De qualquer forma, a soltura e o fim do caso nacional fizeram com que, nas redes sociais, parecesse que houve um relaxamento do caso. Agora surgem pessoas que fazem cópia do ataque e não é com motivo político, aliás, ninguém nem sabe qual a motivação. Se é que podemos aceitar qualquer tipo de justificativa para esse tipo de coisa.

Nessa polarização que estamos vivendo, tendemos a acreditar que é o debate baixo e violento que acaba motivando pessoas a fazer coisas que não fariam na vida real ou se tivessem de mostrar a cara. Já acreditei nessa teoria, mas os fatos começam a me fazer repensar.

Aqueles que já têm dentro de si a marca da maldade e o desprezo pelos outros seres humanos, princípios e moralidade tendem a procurar como desculpa para seus malfeitos aquilo que esteja tirando do sério pessoas comuns.

É óbvio que muita gente subiu o tom em discussões, usou palavreado que não devia ou foi injusta em um momento ou outro com alguém. A polarização, além de dividir a sociedade, estabeleceu um padrão de conversa em que não se ouve para entender, mas para rebater. Nessa dinâmica, o importante não é o relacionamento ou o melhor resultado, é vencer o debate.

O cidadão comum não colhe bons frutos desse tipo de ambiente social. É cansativo, não constrói nada e não faz avançar nem a sociedade nem o debate político. Mas essa é a tempestade perfeita para quem busca só uma boa desculpa para soltar os demônios que já possui na porção escura da alma.

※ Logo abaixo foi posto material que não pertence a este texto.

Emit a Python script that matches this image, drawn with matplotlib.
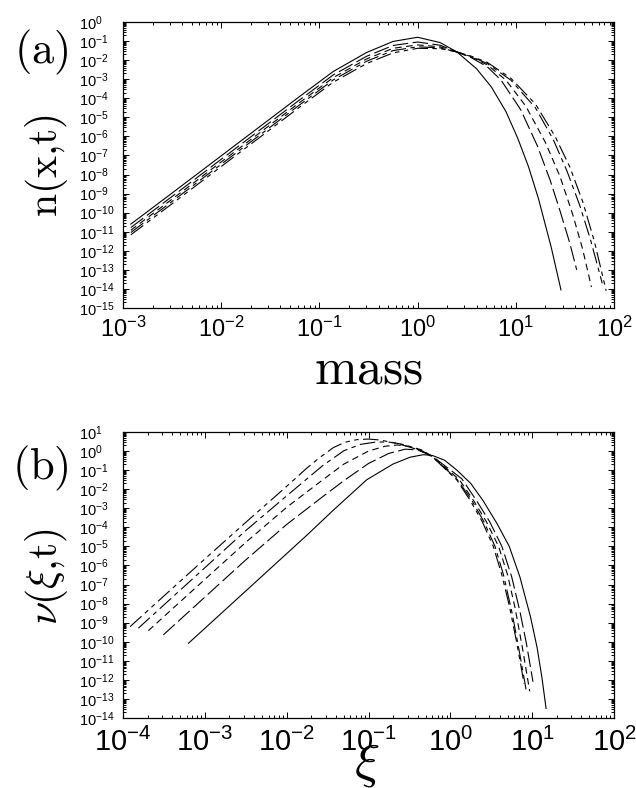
import numpy as np
import matplotlib
matplotlib.use("Agg")
import matplotlib.pyplot as plt
from matplotlib.ticker import LogLocator, FixedLocator, LogFormatterSciNotation, NullFormatter

plt.rcParams['font.family'] = ['Liberation Sans', 'DejaVu Sans']
plt.rcParams['mathtext.fontset'] = 'custom'
plt.rcParams['mathtext.rm'] = 'Liberation Sans'
plt.rcParams['mathtext.it'] = 'Liberation Sans'

# ---- panel (a): log10(mass), log10(n), one pair per curve
a1_lx = [-2.92, -2.5, -2.0, -1.5, -1.2, -0.86, -0.52, -0.25, 0.0, 0.23, 0.40,
         0.60, 0.75, 0.90, 1.02, 1.13, 1.23, 1.36, 1.46]
a1_ly = [-10.60, -8.97, -7.02, -5.07, -3.90, -2.60, -1.60, -1.02, -0.80, -1.08, -1.57,
         -2.45, -3.40, -4.70, -6.10, -7.60, -9.25, -11.80, -14.05]
a2_lx = [-2.92, -2.5, -2.0, -1.5, -1.2, -0.86, -0.52, -0.25, 0.0, 0.23, 0.40,
         0.55, 0.71, 0.85, 1.05, 1.22, 1.35, 1.45, 1.55, 1.62]
a2_ly = [-10.78, -9.15, -7.20, -5.25, -4.08, -2.78, -1.80, -1.23, -1.05, -1.22, -1.57,
         -1.88, -2.35, -3.05, -4.60, -6.50, -8.30, -9.90, -11.60, -13.00]
a3_lx = [-2.92, -2.5, -2.0, -1.5, -1.2, -0.86, -0.52, -0.25, 0.0, 0.23, 0.40,
         0.55, 0.71, 0.90, 1.10, 1.30, 1.45, 1.58, 1.68, 1.77]
a3_ly = [-10.92, -9.29, -7.34, -5.39, -4.22, -2.92, -1.94, -1.38, -1.20, -1.30, -1.57,
         -1.85, -2.25, -3.05, -4.40, -6.30, -8.10, -10.10, -11.90, -13.90]
a4_lx = [-2.92, -2.5, -2.0, -1.5, -1.2, -0.86, -0.52, -0.25, 0.0, 0.23, 0.40,
         0.55, 0.71, 0.95, 1.20, 1.38, 1.52, 1.65, 1.76, 1.88]
a4_ly = [-11.04, -9.41, -7.46, -5.51, -4.34, -3.04, -2.06, -1.50, -1.30, -1.36, -1.57,
         -1.82, -2.18, -3.05, -4.50, -6.15, -7.80, -9.60, -11.40, -13.70]
a5_lx = [-2.92, -2.5, -2.0, -1.5, -1.2, -0.86, -0.52, -0.25, 0.0, 0.23, 0.40,
         0.55, 0.71, 0.95, 1.20, 1.40, 1.55, 1.68, 1.80, 1.92]
a5_ly = [-11.16, -9.53, -7.58, -5.63, -4.46, -3.16, -2.18, -1.62, -1.38, -1.40, -1.57,
         -1.80, -2.12, -2.95, -4.30, -6.00, -7.60, -9.40, -11.50, -14.10]

# ---- panel (b): log10(xi), log10(nu)
b1_lx = [-3.20, -2.5, -2.0, -1.755, -1.43, -1.02, -0.70, -0.49, -0.33, -0.22, -0.07,
         0.08, 0.25, 0.40, 0.57, 0.72, 0.85, 0.98, 1.06, 1.12, 1.17]
b1_ly = [-10.08, -7.34, -5.38, -4.42, -3.10, -1.50, -0.68, -0.32, -0.19, -0.23, -0.48,
         -1.00, -1.70, -2.60, -3.80, -5.00, -6.60, -8.70, -10.30, -11.90, -13.50]
b2_lx = [-3.507, -3.0, -2.5, -2.0, -1.556, -1.3, -1.0, -0.75, -0.55, -0.40, -0.22,
         0.14, 0.32, 0.48, 0.63, 0.75, 0.85, 0.93, 1.01]
b2_ly = [-9.64, -7.66, -5.71, -3.85, -2.38, -1.55, -0.65, -0.12, 0.10, 0.06, -0.27,
         -1.45, -2.60, -3.70, -5.00, -6.60, -8.40, -10.10, -12.10]
b3_lx = [-3.69, -3.0, -2.5, -2.0, -1.556, -1.3, -1.0, -0.8, -0.65, -0.5, -0.35, -0.22,
         0.11, 0.28, 0.44, 0.59, 0.70, 0.79, 0.88, 0.97]
b3_ly = [-9.42, -6.73, -4.79, -2.95, -1.50, -0.68, 0.0, 0.25, 0.32, 0.25, 0.06, -0.28,
         -1.50, -2.57, -3.70, -5.00, -6.50, -8.20, -10.30, -12.60]
b4_lx = [-3.813, -3.5, -3.0, -2.5, -2.0, -1.556, -1.3, -1.1, -0.9, -0.75, -0.6, -0.45,
         -0.33, -0.22, 0.09, 0.26, 0.41, 0.546, 0.65, 0.75, 0.83, 0.88, 0.925]
b4_ly = [-9.29, -8.07, -6.12, -4.17, -2.35, -0.75, 0.02, 0.35, 0.48, 0.47, 0.37, 0.17,
         -0.02, -0.29, -1.52, -2.57, -3.70, -5.00, -6.50, -8.40, -10.20, -11.40, -12.50]
b5_lx = [-3.914, -3.5, -3.0, -2.5, -2.0, -1.755, -1.6, -1.43, -1.29, -1.14, -1.0, -0.86,
         -0.68, -0.49, -0.35, -0.22, 0.08, 0.24, 0.39, 0.525, 0.63, 0.72, 0.80, 0.86, 0.90]
b5_ly = [-9.21, -7.60, -5.66, -3.74, -1.85, -0.90, -0.35, 0.18, 0.46, 0.60, 0.63, 0.58,
         0.43, 0.20, 0.00, -0.30, -1.52, -2.57, -3.70, -5.00, -6.50, -8.10, -9.80, -11.20, -12.20]

styles = ['-', (0, (14, 4)), (0, (6, 4)), (0, (14, 4, 4, 4)), (0, (14, 4, 4, 4, 4, 4))]

panel_a = [(a1_lx, a1_ly), (a2_lx, a2_ly), (a3_lx, a3_ly), (a4_lx, a4_ly), (a5_lx, a5_ly)]
panel_b = [(b1_lx, b1_ly), (b2_lx, b2_ly), (b3_lx, b3_ly), (b4_lx, b4_ly), (b5_lx, b5_ly)]

W, H = 636, 788
fig = plt.figure(figsize=(W / 100, H / 100), dpi=100)


def setup(ax, xlim, ylim, xfs, xpad):
    ax.set_xscale('log')
    ax.set_yscale('log')
    ax.set_xlim(10.0 ** xlim[0], 10.0 ** xlim[1])
    ax.set_ylim(10.0 ** ylim[0], 10.0 ** ylim[1])
    ax.xaxis.set_major_locator(FixedLocator(10.0 ** np.arange(xlim[0], xlim[1] + 1)))
    ax.yaxis.set_major_locator(FixedLocator(10.0 ** np.arange(ylim[0], ylim[1] + 1)))
    for axis in (ax.xaxis, ax.yaxis):
        axis.set_major_formatter(LogFormatterSciNotation())
        axis.set_minor_locator(LogLocator(base=10, subs=np.arange(2, 10), numticks=100))
        axis.set_minor_formatter(NullFormatter())
    ax.tick_params(which='both', direction='in', top=True, right=True, width=0.7)
    ax.tick_params(which='major', length=4.5)
    ax.tick_params(which='minor', length=2.2)
    ax.tick_params(axis='x', labelsize=xfs, pad=xpad)
    ax.tick_params(axis='y', labelsize=10.5, pad=32)
    for lbl in ax.get_yticklabels():
        lbl.set_horizontalalignment('left')
    for sp in ax.spines.values():
        sp.set_linewidth(0.9)


ax1 = fig.add_axes([123 / W, 1 - 308 / H, 491 / W, 286 / H])
for (lx, ly), ls in zip(panel_a, styles):
    ax1.plot(10.0 ** np.array(lx), 10.0 ** np.array(ly), color='black', lw=0.8, linestyle=ls)
setup(ax1, (-3, 2), (-15, 0), 17, 6)

ax2 = fig.add_axes([123 / W, 1 - 718 / H, 491 / W, 286 / H])
for (lx, ly), ls in zip(panel_b, styles):
    ax2.plot(10.0 ** np.array(lx), 10.0 ** np.array(ly), color='black', lw=0.8, linestyle=ls)
setup(ax2, (-4, 2), (-14, 1), 21, 7)

fig.text(41 / W, 1 - 52 / H, r'$\mathrm{(a)}$', fontsize=32, math_fontfamily='cm',
         ha='center', va='center')
fig.text(47 / W, 1 - 165 / H, r'$\mathrm{n(x{,}t)}$', fontsize=30, math_fontfamily='cm',
         ha='center', va='center', rotation=90)
fig.text(369 / W, 1 - 370 / H, r'$\mathrm{mass}$', fontsize=37, math_fontfamily='cm',
         ha='center', va='center')
fig.text(40 / W, 1 - 468 / H, r'$\mathrm{(b)}$', fontsize=32, math_fontfamily='cm',
         ha='center', va='center')
fig.text(47 / W, 1 - 577 / H, r'$\nu(\xi{,}\mathrm{t})$', fontsize=30, math_fontfamily='cm',
         ha='center', va='center', rotation=90)
fig.text(367 / W, 1 - 764 / H, r'$\xi$', fontsize=38, math_fontfamily='cm',
         ha='center', va='center')

fig.savefig('out.png', dpi=100)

Como diferenciar quem perdeu a linha porque está com os nervos à flor da pele e quem usa o clima tenso como desculpa para maldades que faria de qualquer maneira? Talvez esse seja um dos grandes desafios para 2020. O Natal é uma época especial para a gente tomar consciência de que essa diferença existe porque vamos conviver, querendo ou à força, com os mais íntimos, seja porque amamos ou porque somos obrigados.

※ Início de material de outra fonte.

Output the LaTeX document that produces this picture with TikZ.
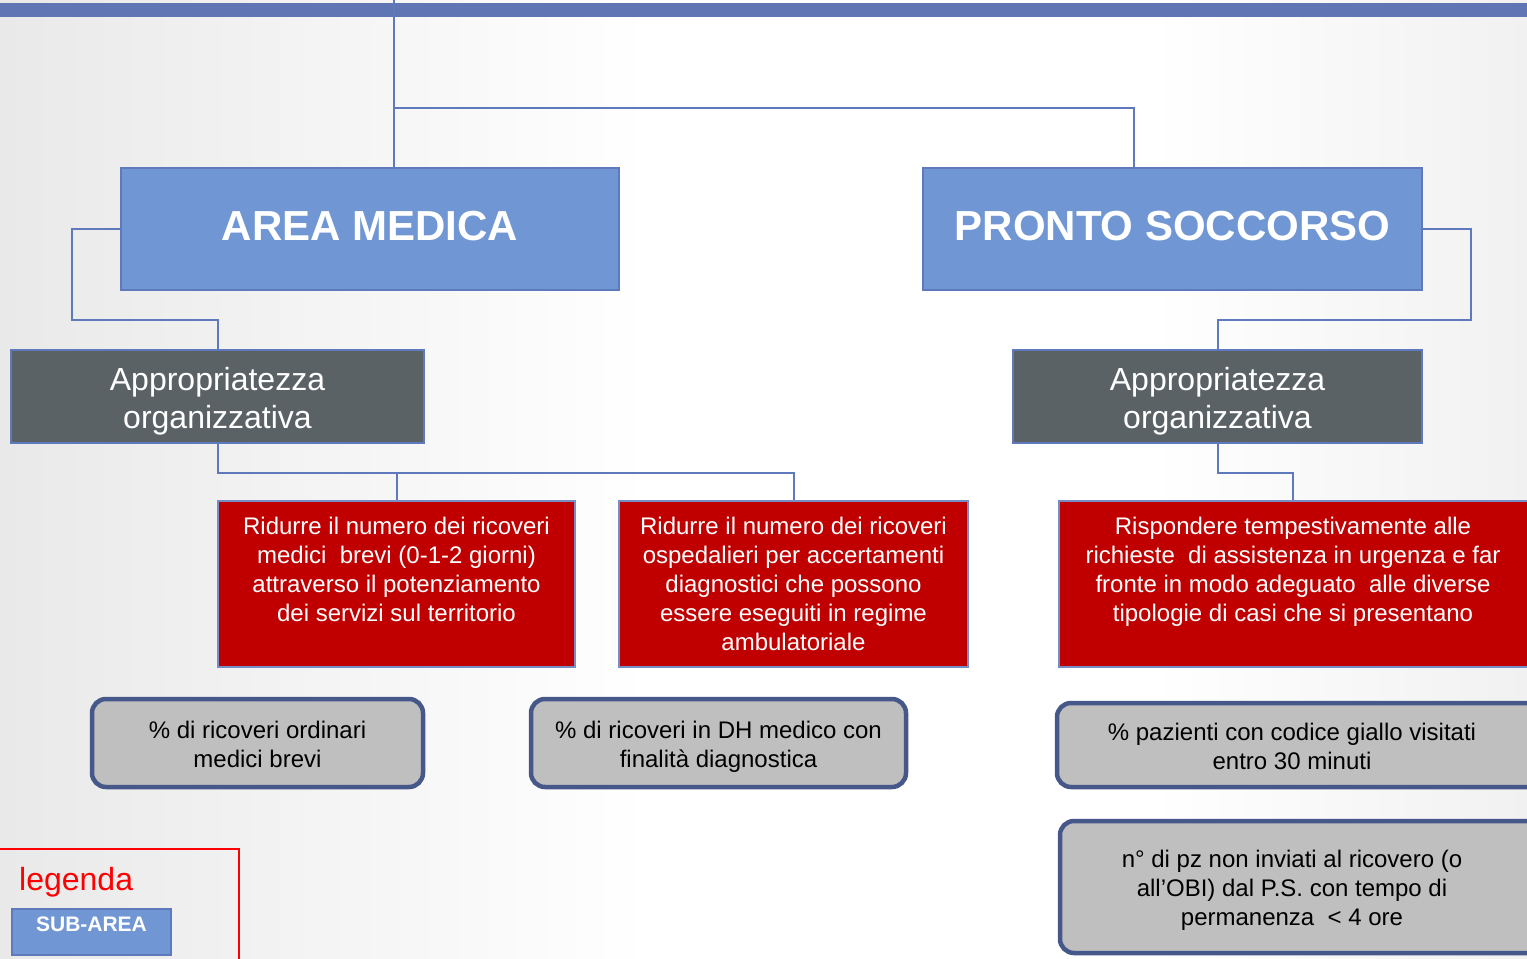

Todos, inclusive os melhores de nós, temos defeitos terríveis e cometemos deslizes e pecados. As pessoas que nós amamos têm defeitos que conhecemos e tomam atitudes das quais discordamos. Nem por isso passamos a crer que elas têm uma natureza maligna, são totalmente maldosas ou têm a marca da maldade. Sabemos a diferença entre o erro e o dolo, entre o deslize e o método.

Que o amor e família abram nossos olhos para nosso próprio comportamento, das pessoas que nos cercam e, infelizmente, para o fato de que existe sim a marca da maldade. Não podemos subestimá-la nem devolver na mesma moeda. A grande vitória do mal não é concretizar objetivos obscuros, é conseguir que nos tornemos como ele.